I was trying to understand simplicial excision which sais that if L is the complex we get from excising $U$ from $K$ and $L_0$ is the complex obtained by excising $U$ from the subcomplex $K_0$ then
$H_p(L,L_0) \cong H_p(K,K_0)$
In the proof, we show that
$\frac{C_p(L)}{C_p(L_0)} \cong \frac{C_p(K)}{C_p(K_0)}$ and then it is written
Since the boundary operator is preserved under this isomorphism, it follows that $H_p(L,L_0) \cong H_p(K,K_0)$
But what does it mean to be preserved under the isomorphism and why does it imply the result?
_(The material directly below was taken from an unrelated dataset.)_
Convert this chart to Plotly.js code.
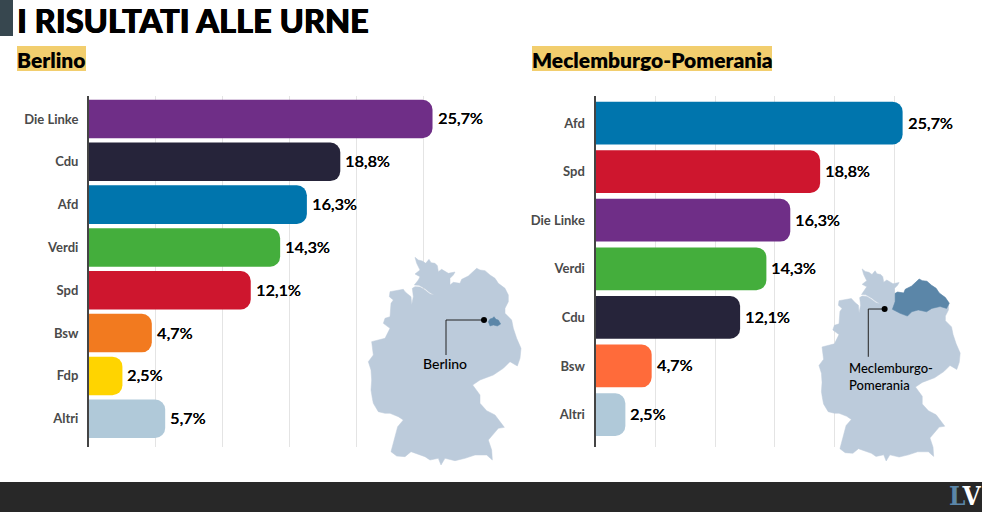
<!DOCTYPE html>
<html><head><meta charset="utf-8">
<script src="https://cdn.plot.ly/plotly-3.0.1.min.js"></script>
<style>html,body{margin:0;padding:0;background:#fff}#c{width:982px;height:512px}</style>
</head><body><div id="c"></div>
<script>
const berlinoCategories=['Die Linke','Cdu','Afd','Verdi','Spd','Bsw','Fdp','Altri'];
const berlinoValues=[25.7,18.8,16.3,14.3,12.1,4.7,2.5,5.7];
const berlinoColors=['#6F2E87','#26243A','#0075AD','#44AE3C','#CE162E','#F27A1F','#FFD400','#B0C9D9'];
const mvCategories=['Afd','Spd','Die Linke','Verdi','Cdu','Bsw','Altri'];
const mvValues=[25.7,18.8,16.3,14.3,12.1,4.7,2.5];
const mvColors=['#0075AD','#CE162E','#6F2E87','#44AE3C','#26243A','#FF6B3A','#B0C9D9'];
const germanyOutline=[[195,52],[205,60],[217,63],[227,70],[237,58],[243,68],[255,70],[262,77],[265,95],[275,88],[295,100],[315,96],[310,105],[300,115],[300,135],[310,127],[330,130],[335,118],[355,108],[373,90],[380,85],[390,90],[405,92],[420,105],[435,115],[445,130],[465,145],[475,165],[475,185],[465,205],[465,220],[485,240],[490,265],[500,295],[513,325],[510,355],[502,378],[480,365],[460,385],[430,405],[390,420],[368,435],[380,450],[390,465],[390,490],[410,512],[435,525],[450,545],[463,562],[445,565],[415,600],[425,630],[427,660],[410,645],[375,645],[345,655],[315,662],[285,655],[273,675],[265,655],[240,660],[225,650],[200,640],[183,635],[165,650],[140,648],[123,635],[130,610],[143,560],[160,540],[145,530],[120,520],[105,520],[85,515],[70,490],[67,475],[63,450],[65,420],[63,390],[55,365],[70,345],[65,305],[105,295],[120,265],[100,250],[105,235],[120,230],[123,190],[130,180],[118,170],[120,155],[160,148],[165,155],[173,162],[183,170],[185,195],[190,170],[187,145],[195,140],[210,141],[225,150],[240,162],[253,165],[240,158],[225,146],[207,136],[193,135],[205,120],[210,110],[195,102],[210,90],[200,70],[195,52]];
const berlinOutline=[[415,245],[420,237],[427,235],[432,230],[438,238],[445,240],[452,252],[442,258],[430,255],[420,258],[415,245]];
const mvOutline=[[293,183],[302,158],[302,131],[310,127],[330,130],[335,118],[355,108],[373,90],[380,85],[390,90],[405,92],[420,105],[435,115],[445,130],[465,145],[478,163],[469,180],[448,174],[421,180],[404,191],[377,185],[356,191],[342,205],[318,196],[293,183]];

const F='Lato, sans-serif';
const W=982,H=512;
const dx=(a,b)=>[a/W,b/W], dy=(t,b)=>[(H-b)/H,(H-t)/H];
const fmt=v=>v.toFixed(1).replace('.',',')+'%';
const bar=(cats,vals,cols,xa,ya,gap)=>({type:'bar',orientation:'h',x:vals,y:cats,xaxis:xa,yaxis:ya,
  marker:{color:cols,cornerradius:10,line:{width:0}},width:gap,hoverinfo:'skip'});
const shape=(pts,xa,ya,col)=>({type:'scatter',mode:'lines',x:pts.map(p=>p[0]),y:pts.map(p=>p[1]),xaxis:xa,yaxis:ya,
  fill:'toself',fillcolor:col,line:{color:col,width:0.5},hoverinfo:'skip'});
const cat=(cats,range,domain)=>({type:'category',categoryorder:'array',categoryarray:cats,range,domain,
  showline:true,linecolor:'#444',linewidth:2,ticks:'',showgrid:false,zeroline:false,ticklabelstandoff:6,
  tickfont:{family:F,size:13,color:'#4a4a4a',weight:700},fixedrange:true});
const val=(domain,anchor)=>({range:[0,30],domain,anchor,tickvals:[5,10,15,20,25,30],showticklabels:false,ticks:'',
  showgrid:true,gridcolor:'#e4e4e4',gridwidth:1,zeroline:false,showline:false,fixedrange:true});
const hidden=(range,domain,anchor)=>({range,domain,anchor,visible:false,fixedrange:true});
const valueLabels=(cats,vals,xa,ya,yshift)=>vals.map((v,i)=>({xref:xa,yref:ya,x:v,y:cats[i],text:fmt(v),showarrow:false,
  xanchor:'left',yanchor:'middle',xshift:3,yshift,font:{family:F,size:16.2,color:'#000',weight:500,shadow:'0.25px 0 0 #000'}}));

const traces=[
 bar(berlinoCategories,berlinoValues,berlinoColors,'x','y',0.9),
 bar(mvCategories,mvValues,mvColors,'x2','y2',0.88),
 shape(germanyOutline,'x3','y3','#BCCBDB'),
 shape(berlinOutline,'x3','y3','#5B86A8'),
 shape(germanyOutline,'x4','y4','#BCCBDB'),
 shape(mvOutline,'x4','y4','#5B86A8'),
 {type:'scatter',mode:'lines',x:[402,288,288],y:[240,240,345],xaxis:'x3',yaxis:'y3',line:{color:'#222',width:1},hoverinfo:'skip'},
 {type:'scatter',mode:'markers',x:[402],y:[240],xaxis:'x3',yaxis:'y3',marker:{color:'#000',size:6},hoverinfo:'skip'},
 {type:'scatter',mode:'lines',x:[268,215,215],y:[182,182,337],xaxis:'x4',yaxis:'y4',line:{color:'#222',width:1},hoverinfo:'skip'},
 {type:'scatter',mode:'markers',x:[268],y:[182],xaxis:'x4',yaxis:'y4',marker:{color:'#000',size:6},hoverinfo:'skip'}
];
const px=(x,y,text,size,color,weight,xanchor,family)=>({xref:'paper',yref:'paper',x:x/W,y:1-y/H,text,showarrow:false,
  xanchor:xanchor||'left',yanchor:'middle',align:xanchor==='center'?'center':'left',font:{family:family||F,size,color,weight:weight||400}});
const title=px(15,20,'I RISULTATI ALLE URNE',32.6,'#000',900);
title.font.shadow='0.5px 0 0 #000, -0.3px 0 0 #000';
const layout={width:W,height:H,margin:{l:0,r:0,t:0,b:0},paper_bgcolor:'#fff',plot_bgcolor:'rgba(0,0,0,0)',showlegend:false,
 xaxis:val(dx(89,490),'y'),
 yaxis:cat(berlinoCategories,[7.66,-0.537],dy(96,447)),
 xaxis2:val(dx(595.5,954),'y2'),
 yaxis2:Object.assign(cat(mvCategories,[6.667,-0.556],dy(96,447)),{anchor:'x2'}),
 xaxis3:hidden([0,540],dx(350,530),'y3'),
 yaxis3:hidden([720,0],dy(240,480),'x3'),
 xaxis4:hidden([0,540],dx(802,968.5),'y4'),
 yaxis4:hidden([720,0],dy(252.9,474.9),'x4'),
 shapes:[
  {type:'rect',xref:'paper',yref:'paper',x0:0,x1:13/W,y0:1-36/H,y1:1,fillcolor:'#37474F',line:{width:0}},
  {type:'rect',xref:'paper',yref:'paper',x0:0,x1:1,y0:0,y1:30/H,fillcolor:'#282828',line:{width:0}},
  {type:'rect',xref:'paper',yref:'paper',x0:17/W,x1:86/W,y0:1-71/H,y1:1-46/H,fillcolor:'#F2CE6E',line:{width:0},layer:'below'},
  {type:'rect',xref:'paper',yref:'paper',x0:532/W,x1:772/W,y0:1-71/H,y1:1-46/H,fillcolor:'#F2CE6E',line:{width:0},layer:'below'}
 ],
 annotations:[
  title,
  px(15,59.5,'Berlino',21,'#000',800),
  px(530,59.5,'Meclemburgo-Pomerania',21,'#000',800),
  px(445,363,'Berlino',14,'#000',500,'center'),
  px(847,376,'Meclemburgo-<br>Pomerania',13,'#000',500),
  Object.assign(px(983,496,'<span style="color:#5B86A8">L</span><span style="color:#fff">V</span>',26,'#fff',700,'right','DejaVu Serif Condensed, DejaVu Serif'),{xanchor:'right'}),
  ...valueLabels(berlinoCategories,berlinoValues,'x','y',1),
  ...valueLabels(mvCategories,mvValues,'x2','y2',1)
 ]};
Plotly.newPlot('c',traces,layout,{staticPlot:true,displayModeBar:false});
</script></body></html>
We have a simplicial inclusion map $i : L \to K$ which induces a chain map $i_\# : C_*(L) \to C_*(K)$. For the component in level $p$ let us write $i_{(p)} : C_p(L) \to C_p(K)$.
Thus for each $p$ we have $\partial_p^K i_{(p)} = i_{(p-1)} \partial_p^L$.
Since $i(L_0) \subset K_0$, we get $i_{(p)}(C_p(L_0)) \subset C_p(K_0)$. This means that we obtain an induced $$ i'_{(p)} : C_p(L,L_0) = C_p(L)/C_p(L_0) \to C_p(K)/C_p(K_0) = C_p(K,K_0)$$ which satisfy $$\partial_p^{(K,K_0)} i'_{(p)} = i'_{(p-1)} \partial_p^{(L,L_0)} .$$ Hence we get a chain map $i'_\# : C_*(L,L_0) \to C_*(K,K_0)$. This means that the boundary operator is preserved for the quotient (aka relative) chain complexes.
You said that is was shown that $i'_{(p)}$ are isomorphims. Hence $i'_\#$ is an isomorphism of chain complexes and the claim follows.